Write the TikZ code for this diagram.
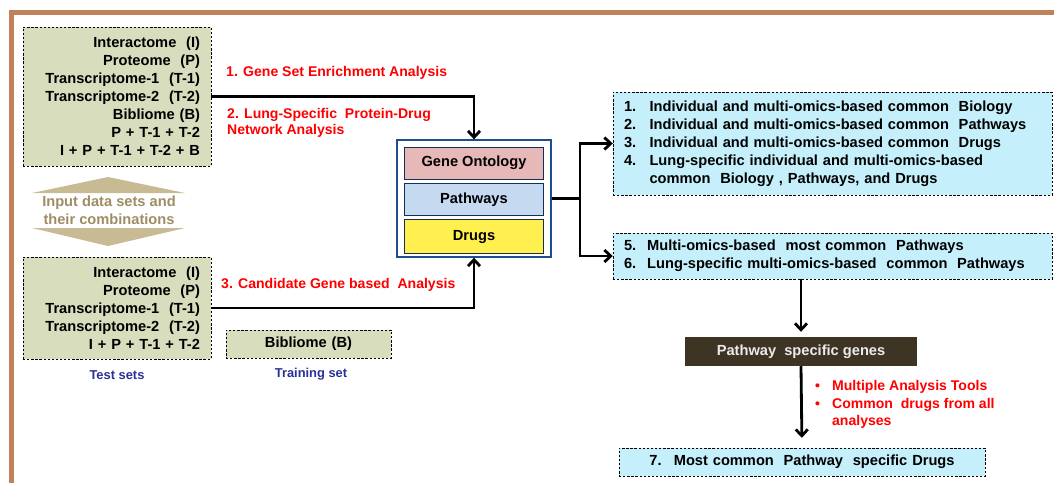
\documentclass[tikz,border=0pt]{standalone}
\usepackage{fontspec}
\setmainfont{Liberation Sans}
\usetikzlibrary{positioning,arrows.meta}

\definecolor{frameBrown}{RGB}{192,128,90}
\definecolor{inputGreen}{RGB}{215,221,189}
\definecolor{arrowTan}{RGB}{200,186,146}
\definecolor{tanText}{RGB}{158,140,100}
\definecolor{resultCyan}{RGB}{197,240,251}
\definecolor{boxBlue}{RGB}{31,78,140}
\definecolor{goPink}{RGB}{230,185,184}
\definecolor{pwBlue}{RGB}{197,217,241}
\definecolor{drugYellow}{RGB}{255,240,80}
\definecolor{genesBrown}{RGB}{62,52,36}
\definecolor{labelBlue}{RGB}{40,50,150}

\tikzset{
  inputbox/.style={draw, dash pattern=on 2pt off 1.5pt, fill=inputGreen, text width=49.8mm, inner xsep=3.3mm, align=right},
  resultbox/.style={draw, dash pattern=on 2pt off 1.5pt, fill=resultCyan, inner xsep=3.3mm, align=left},
  layer/.style={draw=boxBlue!60!black, line width=0.8pt, minimum width=41.7mm, minimum height=9.6mm},
  analysis/.style={text=red, font=\bfseries\fontsize{12}{13.7}\selectfont, align=left, anchor=west, inner xsep=0pt},
  setlabel/.style={text=labelBlue, font=\bfseries\fontsize{11}{13}\selectfont},
  flow/.style={->, line width=2.4pt}
}

\begin{document}
\begin{tikzpicture}[x=0.3mm, y=-0.3mm, font=\bfseries\fontsize{12.5}{15.4}\selectfont, >={Straight Barb[length=1.9mm,width=3.6mm]}]
\useasboundingbox (0,0) rectangle (1054,483);
\draw[frameBrown, line width=1.5mm] (11,483) -- (11,12) -- (1054,12);

% input data sets
\node[inputbox, minimum height=41.7mm] (inA) at (117,96.5) {Interactome~ (I)\\Proteome~ (P)\\Transcriptome-1~ (T-1)\\Transcriptome-2~ (T-2)\\Bibliome (B)\\P + T-1 + T-2\\I + P + T-1 + T-2 + B};
\node[inputbox, minimum height=30.6mm] (inB) at (117,308) {Interactome~ (I)\\Proteome~ (P)\\Transcriptome-1~ (T-1)\\Transcriptome-2~ (T-2)\\I + P + T-1 + T-2};
\node[inputbox, text width=42.9mm, align=center, minimum height=8.4mm] (train) at (308.5,344) {Bibliome (B)};
\node[setlabel] (testlbl) at (117,375) {Test sets};
\node[setlabel] (trainlbl) at (311,374) {Training set};

% double arrow
\fill[arrowTan] (32,193) -- (108,177) -- (185,193) -- cycle
  (32,228) -- (108,246) -- (185,228) -- cycle;
\node[text=tanText, align=center] (combo) at (109,210) {Input data sets and\\their combinations};

% analysis core
\node[draw=boxBlue, line width=1.2pt, fill=white, minimum width=46.2mm, minimum height=35.1mm] (core) at (474,198.5) {};
\node[layer, fill=goPink] (go) at (474,163) {Gene Ontology};
\node[layer, fill=pwBlue, below=1.2mm of go] (pw) {Pathways};
\node[layer, fill=drugYellow, minimum height=10.2mm, below=0.9mm of pw] (drug) {Drugs};

% results
\node[resultbox, text width=125.1mm, minimum height=30.9mm] (res1) at (832.5,143.5) {\begin{tabular}{@{}l@{\hspace{4mm}}l@{}}
1.&Individual and multi-omics-based common~ Biology\\
2.&Individual and multi-omics-based common~ Pathways\\
3.&Individual and multi-omics-based common~ Drugs\\
4.&Lung-specific individual and multi-omics-based\\
&common~ Biology , Pathways, and Drugs
\end{tabular}};
\node[resultbox, text width=125.1mm, minimum height=13.8mm] (res2) at (832.5,256) {\begin{tabular}{@{}l@{\hspace{3.3mm}}l@{}}
5.&Multi-omics-based~ most common~ Pathways\\
6.&Lung-specific multi-omics-based~ common~ Pathways
\end{tabular}};
\node[fill=genesBrown, text=white!92!black, minimum width=69.6mm, minimum height=8.7mm] (genes) at (801,351.5) {Pathway~ specific genes};
\node[resultbox, align=center, text width=103.2mm, minimum height=8.4mm] (final) at (802,462) {7.~ Most common~ Pathway~ specific Drugs};

% labels
\node[analysis] (gsea) at (226,73) {1. Gene Set Enrichment Analysis};
\node[analysis] (ppi) at (227,123) {2. Lung-Specific~ Protein-Drug\\Network Analysis};
\node[analysis] (cand) at (221,285) {3. Candidate Gene based~ Analysis};
\node[analysis, font=\bfseries\fontsize{12}{15}\selectfont] (tools) at (815,404.5) {\begin{tabular}{@{}l@{\hspace{3.6mm}}l@{}}
\textbullet&Multiple Analysis Tools\\
\textbullet&Common~ drugs from all\\
&analyses
\end{tabular}};

% connectors
\coordinate (split) at (580,198.5);
\draw[flow] (inA.east) -| (core.north);
\draw[flow] (inB.east) -| (core.south);
\draw[line width=2.4pt] (core.east) -- (split);
\draw[flow] (split) |- (res1.west);
\draw[flow] (split) |- (res2.west);
\draw[flow, shorten >=1.5mm] (res2.south -| genes.north) -- (genes.north);
\draw[flow, shorten >=3mm] (genes.south) -- (final.north);
\end{tikzpicture}
\end{document}
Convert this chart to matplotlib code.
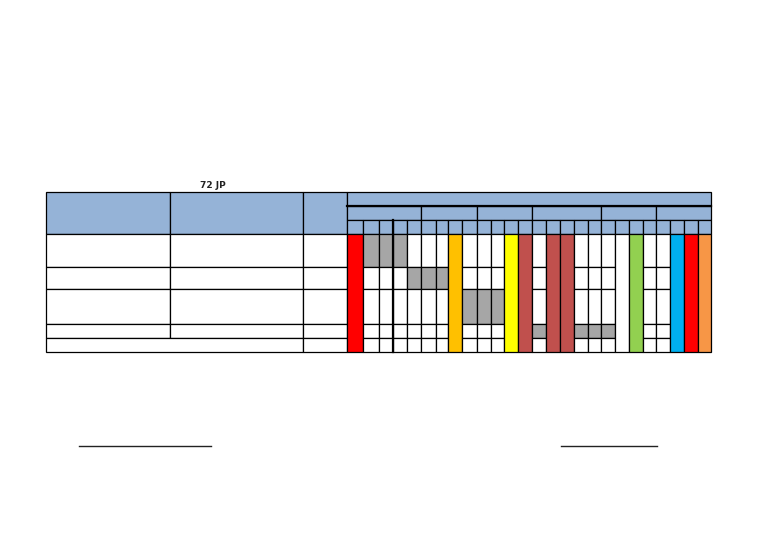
import matplotlib
matplotlib.use("Agg")
import matplotlib.pyplot as plt
from matplotlib.patches import Rectangle

# ---------------- data ----------------
title = "72 JP"
weeks_per_month = [5, 4, 4, 5, 4, 4]
n_tasks = 5
# gray schedule bars: task row -> week column indices
task_weeks = [[1, 2, 3], [4, 5, 6], [8, 9, 10], [13, 16, 17, 18], []]
# full-height coloured milestone / holiday columns
milestone_cols = [0, 7, 11, 12, 14, 15, 19, 20, 23, 24, 25]
milestone_colors = ["#FF0000", "#FFC000", "#FFFF00", "#C0504D", "#C0504D", "#C0504D",
                    "#FFFFFF", "#92D050", "#00B0F0", "#FF0000", "#F79646"]

# ---------------- layout (pixels) ----------------
W, H = 768, 543
left_x = [46, 170, 303, 347]
week_w = [16, 16, 14, 14, 14, 15, 12, 14, 15, 14, 13, 14, 14,
          14, 14, 14, 14, 13, 14, 14, 14, 13, 14, 14, 14, 13]
head_y = [192, 206, 220, 234]
row_h = [33, 22, 35, 14, 14]
HEAD = "#95B3D7"
GRAY = "#A6A6A6"
LW = 0.9

col_x = [left_x[-1]]
for w in week_w:
    col_x.append(col_x[-1] + w)
row_y = [head_y[-1]]
for h in row_h:
    row_y.append(row_y[-1] + h)

fig = plt.figure(figsize=(W / 100, H / 100), dpi=100)
ax = fig.add_axes([0, 0, 1, 1])
ax.set_xlim(0, W)
ax.set_ylim(H, 0)
ax.axis("off")


def cell(x0, x1, y0, y1, fc="white", lw=LW, z=2):
    ax.add_patch(Rectangle((x0, y0), x1 - x0, y1 - y0, facecolor=fc,
                           edgecolor="black", linewidth=lw, zorder=z))


# header: left merged cells
for i in range(3):
    cell(left_x[i], left_x[i + 1], head_y[0], head_y[3], HEAD)
# header top band
cell(col_x[0], col_x[-1], head_y[0], head_y[1], HEAD)
# month band
c = 0
for n in weeks_per_month:
    cell(col_x[c], col_x[c + n], head_y[1], head_y[2], HEAD)
    c += n
# week band
for k in range(len(week_w)):
    cell(col_x[k], col_x[k + 1], head_y[2], head_y[3], HEAD)
# thick separator under top band
ax.plot([col_x[0], col_x[-1]], [head_y[1], head_y[1]], color="black", lw=1.6, zorder=4)

# body left columns
for r in range(n_tasks):
    y0, y1 = row_y[r], row_y[r + 1]
    if r < n_tasks - 1:
        cell(left_x[0], left_x[1], y0, y1)
        cell(left_x[1], left_x[2], y0, y1)
    else:
        cell(left_x[0], left_x[2], y0, y1)
    cell(left_x[2], left_x[3], y0, y1)

# body week cells
for k in range(len(week_w)):
    if k in milestone_cols:
        fc = milestone_colors[milestone_cols.index(k)]
        cell(col_x[k], col_x[k + 1], row_y[0], row_y[-1], fc)
        continue
    for r in range(n_tasks):
        fc = GRAY if k in task_weeks[r] else "white"
        cell(col_x[k], col_x[k + 1], row_y[r], row_y[r + 1], fc)

# thicker vertical divider
ax.plot([col_x[3], col_x[3]], [head_y[2], row_y[-1]], color="black", lw=1.6, zorder=4)

# title
ax.text(213, 185, title, ha="center", va="center", fontsize=6.5,
        fontweight="bold", family=["DejaVu Sans"], color="#222222")

# signature lines
ax.plot([79, 211], [446, 446], color="#222222", lw=1.0)
ax.plot([561, 657], [446, 446], color="#222222", lw=1.0)

fig.savefig("out.png", dpi=100)
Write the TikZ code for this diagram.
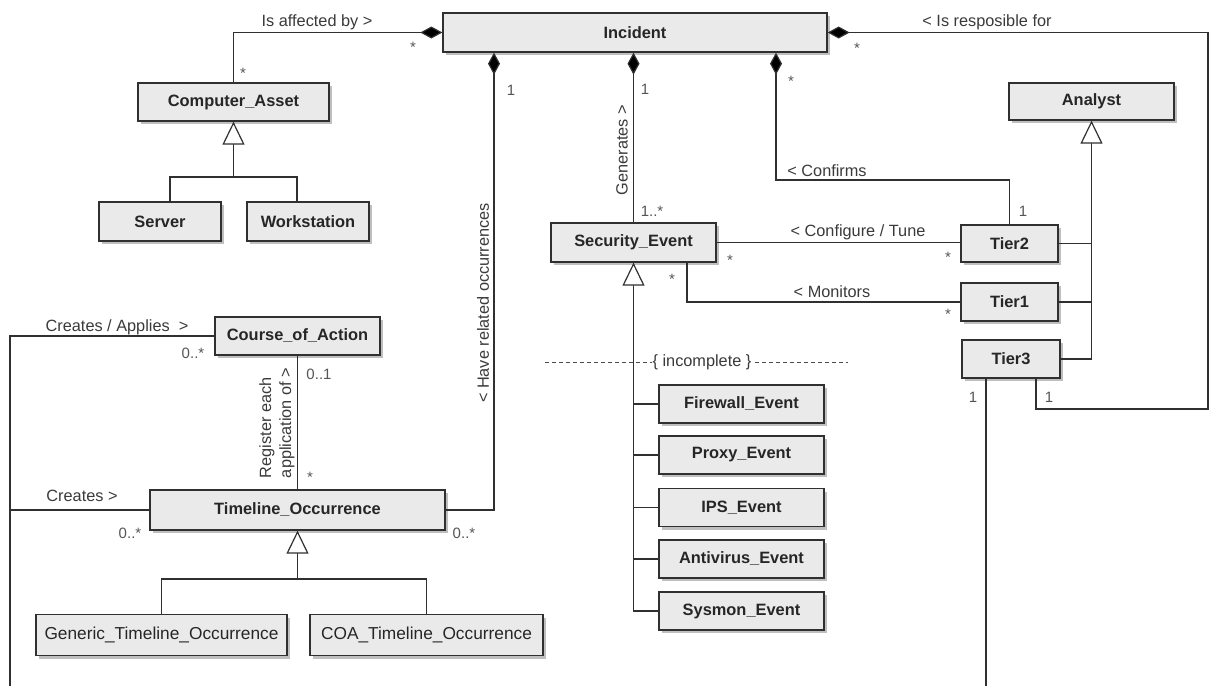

--*--

— What to do —
Begin with the first line of the entries above and write out each line exactly, ending with the line containing "(11,12) -- (1054,12);". Leave out pictures.

— Solution —
Write the TikZ code for this diagram.
\documentclass[tikz,border=0pt]{standalone}
\usepackage{fontspec}
\setmainfont{Liberation Sans}
\usetikzlibrary{positioning,arrows.meta}

\definecolor{frameBrown}{RGB}{192,128,90}
\definecolor{inputGreen}{RGB}{215,221,189}
\definecolor{arrowTan}{RGB}{200,186,146}
\definecolor{tanText}{RGB}{158,140,100}
\definecolor{resultCyan}{RGB}{197,240,251}
\definecolor{boxBlue}{RGB}{31,78,140}
\definecolor{goPink}{RGB}{230,185,184}
\definecolor{pwBlue}{RGB}{197,217,241}
\definecolor{drugYellow}{RGB}{255,240,80}
\definecolor{genesBrown}{RGB}{62,52,36}
\definecolor{labelBlue}{RGB}{40,50,150}

\tikzset{
  inputbox/.style={draw, dash pattern=on 2pt off 1.5pt, fill=inputGreen, text width=49.8mm, inner xsep=3.3mm, align=right},
  resultbox/.style={draw, dash pattern=on 2pt off 1.5pt, fill=resultCyan, inner xsep=3.3mm, align=left},
  layer/.style={draw=boxBlue!60!black, line width=0.8pt, minimum width=41.7mm, minimum height=9.6mm},
  analysis/.style={text=red, font=\bfseries\fontsize{12}{13.7}\selectfont, align=left, anchor=west, inner xsep=0pt},
  setlabel/.style={text=labelBlue, font=\bfseries\fontsize{11}{13}\selectfont},
  flow/.style={->, line width=2.4pt}
}

\begin{document}
\begin{tikzpicture}[x=0.3mm, y=-0.3mm, font=\bfseries\fontsize{12.5}{15.4}\selectfont, >={Straight Barb[length=1.9mm,width=3.6mm]}]
\useasboundingbox (0,0) rectangle (1054,483);
\draw[frameBrown, line width=1.5mm] (11,483) -- (11,12) -- (1054,12);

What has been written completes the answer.